Kohl v. United States/Dissent Field
| Kohl v. United States by
MR. JUSTICE FIELD dissenting.
Assuming that the majority are correct in the doctrine announced in the opinion of the court,-that the right of eminent domain within the States, using those terms not as synonymous with the ultimate dominion or title to property, but as indicating merely the right to take private property for public uses, belongs to the Federal government, to enable it to execute the powers conferred by the Constitution,-and that any other doctrine would subordinate, in important particulars, the national authority to the caprice of individuals or the will of State legislatures, it appears to me that provision for the exercise of the right must first be made by legislation. The Federal courts have no inherent jurisdiction of a proceeding instituted for the condemnation of property; and I do not find any statute of Congress conferring upon them such authority. The Judiciary Act of 1789 only invests the circuit courts of the United States with jurisdiction, concurrent with that of the State courts, of suits of a civil nature at common law or in equity; and these terms have reference to those classes of cases which are conducted by regular pleadings between parties, according to the established doctrines prevailing at the time in the jurisprudence of England. The proceeding to ascertain the value of property which the government may deem necessary to the execution of its powers, and thus the compensation to be made for its appropriation, is not a suit at common law or in equity, but an inquisition for the ascertainment of a particular fact as preliminary to the taking; and all that is required is that the proceeding shall be conducted in some fair and just mode, to be provided by law, either with or without the intervention of a jury, opportunity being afforded to parties interested to present evidence as to the value of the property, and to be heard thereon. The proceeding by the States, in the exercise of their right of eminent domain, is often had before commissioners of assessment or special boards appointed for that purpose. It can hardly be doubted that Congress might provide for inquisition as to the value of property to be taken by similar instrumentalities; and yet, if the proceeding be a suit at common law, the intervention of a jury would be required by the seventh amendment to the Constitution.

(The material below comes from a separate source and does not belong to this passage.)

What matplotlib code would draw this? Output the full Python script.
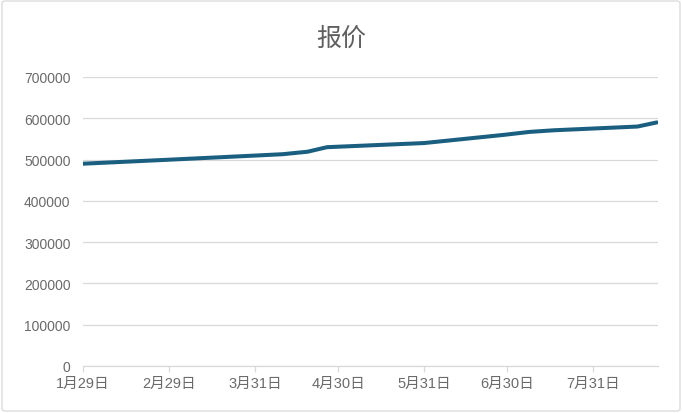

I think that the decision of the majority of the court in including the proceeding in this case under the general designation of a suit at common law, with which the circuit courts of the United States are invested by the eleventh section of the Judiciary Act, goes beyond previous adjudications, and is in conflict with them.
Nor am I able to agree with the majority in their opinion, or at least intimation, that the authority to purchase carries with it authority to acquire by condemnation. The one supposes an agreement upon valuation, and a voluntary conveyance of the property: the other implies a compulsory taking, and a contestation as to the value. Beekman v. The Saratoga & Schenectady Railroad Co., 3 Paige, 75; Railroad Company v. Davis, 2 Dev. & Batt. 465; Willyard v. Hamilton, 7 Ham. (Ohio), 453; Livingston v. The Mayor of New York, 7 Wend. 85; Koppikus v. State Capitol Commissioners, 16 Cal. 249.
For these reasons, I am compelled to dissent from the opinion of the court.